■ Exercise requirements ■
Copy out each line exactly as it appears.

■ Material ■
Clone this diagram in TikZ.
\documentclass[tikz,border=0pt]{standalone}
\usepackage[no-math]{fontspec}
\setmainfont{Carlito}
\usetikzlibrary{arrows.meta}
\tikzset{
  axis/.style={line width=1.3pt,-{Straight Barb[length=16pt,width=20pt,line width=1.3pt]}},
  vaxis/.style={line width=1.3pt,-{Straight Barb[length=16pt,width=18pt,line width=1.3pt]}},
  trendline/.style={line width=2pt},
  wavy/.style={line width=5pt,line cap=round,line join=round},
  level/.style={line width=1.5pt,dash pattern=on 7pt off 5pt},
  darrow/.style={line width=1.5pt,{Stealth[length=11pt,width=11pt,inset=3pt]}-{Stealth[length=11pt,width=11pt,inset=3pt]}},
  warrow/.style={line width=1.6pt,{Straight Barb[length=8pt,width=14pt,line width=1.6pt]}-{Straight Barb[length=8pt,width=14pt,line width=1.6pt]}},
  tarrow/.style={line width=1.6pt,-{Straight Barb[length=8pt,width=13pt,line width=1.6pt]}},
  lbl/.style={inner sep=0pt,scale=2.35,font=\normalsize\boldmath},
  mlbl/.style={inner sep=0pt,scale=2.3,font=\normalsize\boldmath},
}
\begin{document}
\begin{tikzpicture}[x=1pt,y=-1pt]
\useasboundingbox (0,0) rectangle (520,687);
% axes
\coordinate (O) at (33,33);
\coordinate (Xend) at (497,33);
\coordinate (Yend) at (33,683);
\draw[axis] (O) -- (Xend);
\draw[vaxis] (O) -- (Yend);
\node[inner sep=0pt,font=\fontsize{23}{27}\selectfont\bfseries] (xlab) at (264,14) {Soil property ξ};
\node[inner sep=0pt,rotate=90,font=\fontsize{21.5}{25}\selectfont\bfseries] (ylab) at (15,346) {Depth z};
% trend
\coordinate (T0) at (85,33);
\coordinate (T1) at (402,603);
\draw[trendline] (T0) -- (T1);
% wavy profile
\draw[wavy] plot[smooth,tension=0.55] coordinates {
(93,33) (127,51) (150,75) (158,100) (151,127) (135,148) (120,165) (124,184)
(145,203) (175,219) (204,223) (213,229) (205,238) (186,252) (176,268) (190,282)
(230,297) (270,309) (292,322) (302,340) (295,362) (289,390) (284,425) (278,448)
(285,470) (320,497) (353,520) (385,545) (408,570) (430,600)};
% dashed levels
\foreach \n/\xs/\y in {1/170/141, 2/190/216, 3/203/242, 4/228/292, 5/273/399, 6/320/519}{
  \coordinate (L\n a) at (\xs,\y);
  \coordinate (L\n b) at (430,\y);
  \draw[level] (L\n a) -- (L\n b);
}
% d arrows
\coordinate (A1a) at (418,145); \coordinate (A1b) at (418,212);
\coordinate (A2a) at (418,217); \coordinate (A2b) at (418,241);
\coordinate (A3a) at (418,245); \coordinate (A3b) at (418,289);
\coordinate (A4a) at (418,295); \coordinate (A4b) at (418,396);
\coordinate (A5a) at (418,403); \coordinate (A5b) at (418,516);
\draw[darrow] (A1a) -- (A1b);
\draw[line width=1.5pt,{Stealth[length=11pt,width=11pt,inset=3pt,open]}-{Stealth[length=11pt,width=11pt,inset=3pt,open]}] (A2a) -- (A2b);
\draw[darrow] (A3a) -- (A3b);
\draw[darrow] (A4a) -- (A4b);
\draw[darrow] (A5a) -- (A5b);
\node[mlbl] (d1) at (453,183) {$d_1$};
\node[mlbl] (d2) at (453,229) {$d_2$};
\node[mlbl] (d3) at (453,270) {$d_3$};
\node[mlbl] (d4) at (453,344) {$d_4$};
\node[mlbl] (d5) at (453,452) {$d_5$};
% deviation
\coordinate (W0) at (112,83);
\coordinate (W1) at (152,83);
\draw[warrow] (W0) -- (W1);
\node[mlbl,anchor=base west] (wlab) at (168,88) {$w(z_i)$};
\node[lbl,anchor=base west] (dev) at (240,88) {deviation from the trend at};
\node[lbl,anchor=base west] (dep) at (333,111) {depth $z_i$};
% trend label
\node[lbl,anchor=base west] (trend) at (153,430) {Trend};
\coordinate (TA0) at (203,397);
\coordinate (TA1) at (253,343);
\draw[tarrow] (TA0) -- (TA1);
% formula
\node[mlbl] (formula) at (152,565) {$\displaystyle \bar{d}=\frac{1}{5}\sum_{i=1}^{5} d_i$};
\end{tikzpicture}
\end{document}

■ Task output ■
Clone this diagram in TikZ.
\documentclass[tikz,border=0pt]{standalone}
\usepackage[no-math]{fontspec}
\setmainfont{Carlito}
\usetikzlibrary{arrows.meta}
\tikzset{
  axis/.style={line width=1.3pt,-{Straight Barb[length=16pt,width=20pt,line width=1.3pt]}},
  vaxis/.style={line width=1.3pt,-{Straight Barb[length=16pt,width=18pt,line width=1.3pt]}},
  trendline/.style={line width=2pt},
  wavy/.style={line width=5pt,line cap=round,line join=round},
  level/.style={line width=1.5pt,dash pattern=on 7pt off 5pt},
  darrow/.style={line width=1.5pt,{Stealth[length=11pt,width=11pt,inset=3pt]}-{Stealth[length=11pt,width=11pt,inset=3pt]}},
  warrow/.style={line width=1.6pt,{Straight Barb[length=8pt,width=14pt,line width=1.6pt]}-{Straight Barb[length=8pt,width=14pt,line width=1.6pt]}},
  tarrow/.style={line width=1.6pt,-{Straight Barb[length=8pt,width=13pt,line width=1.6pt]}},
  lbl/.style={inner sep=0pt,scale=2.35,font=\normalsize\boldmath},
  mlbl/.style={inner sep=0pt,scale=2.3,font=\normalsize\boldmath},
}
\begin{document}
\begin{tikzpicture}[x=1pt,y=-1pt]
\useasboundingbox (0,0) rectangle (520,687);
% axes
\coordinate (O) at (33,33);
\coordinate (Xend) at (497,33);
\coordinate (Yend) at (33,683);
\draw[axis] (O) -- (Xend);
\draw[vaxis] (O) -- (Yend);
\node[inner sep=0pt,font=\fontsize{23}{27}\selectfont\bfseries] (xlab) at (264,14) {Soil property ξ};
\node[inner sep=0pt,rotate=90,font=\fontsize{21.5}{25}\selectfont\bfseries] (ylab) at (15,346) {Depth z};
% trend
\coordinate (T0) at (85,33);
\coordinate (T1) at (402,603);
\draw[trendline] (T0) -- (T1);
% wavy profile
\draw[wavy] plot[smooth,tension=0.55] coordinates {
(93,33) (127,51) (150,75) (158,100) (151,127) (135,148) (120,165) (124,184)
(145,203) (175,219) (204,223) (213,229) (205,238) (186,252) (176,268) (190,282)
(230,297) (270,309) (292,322) (302,340) (295,362) (289,390) (284,425) (278,448)
(285,470) (320,497) (353,520) (385,545) (408,570) (430,600)};
% dashed levels
\foreach \n/\xs/\y in {1/170/141, 2/190/216, 3/203/242, 4/228/292, 5/273/399, 6/320/519}{
  \coordinate (L\n a) at (\xs,\y);
  \coordinate (L\n b) at (430,\y);
  \draw[level] (L\n a) -- (L\n b);
}
% d arrows
\coordinate (A1a) at (418,145); \coordinate (A1b) at (418,212);
\coordinate (A2a) at (418,217); \coordinate (A2b) at (418,241);
\coordinate (A3a) at (418,245); \coordinate (A3b) at (418,289);
\coordinate (A4a) at (418,295); \coordinate (A4b) at (418,396);
\coordinate (A5a) at (418,403); \coordinate (A5b) at (418,516);
\draw[darrow] (A1a) -- (A1b);
\draw[line width=1.5pt,{Stealth[length=11pt,width=11pt,inset=3pt,open]}-{Stealth[length=11pt,width=11pt,inset=3pt,open]}] (A2a) -- (A2b);
\draw[darrow] (A3a) -- (A3b);
\draw[darrow] (A4a) -- (A4b);
\draw[darrow] (A5a) -- (A5b);
\node[mlbl] (d1) at (453,183) {$d_1$};
\node[mlbl] (d2) at (453,229) {$d_2$};
\node[mlbl] (d3) at (453,270) {$d_3$};
\node[mlbl] (d4) at (453,344) {$d_4$};
\node[mlbl] (d5) at (453,452) {$d_5$};
% deviation
\coordinate (W0) at (112,83);
\coordinate (W1) at (152,83);
\draw[warrow] (W0) -- (W1);
\node[mlbl,anchor=base west] (wlab) at (168,88) {$w(z_i)$};
\node[lbl,anchor=base west] (dev) at (240,88) {deviation from the trend at};
\node[lbl,anchor=base west] (dep) at (333,111) {depth $z_i$};
% trend label
\node[lbl,anchor=base west] (trend) at (153,430) {Trend};
\coordinate (TA0) at (203,397);
\coordinate (TA1) at (253,343);
\draw[tarrow] (TA0) -- (TA1);
% formula
\node[mlbl] (formula) at (152,565) {$\displaystyle \bar{d}=\frac{1}{5}\sum_{i=1}^{5} d_i$};
\end{tikzpicture}
\end{document}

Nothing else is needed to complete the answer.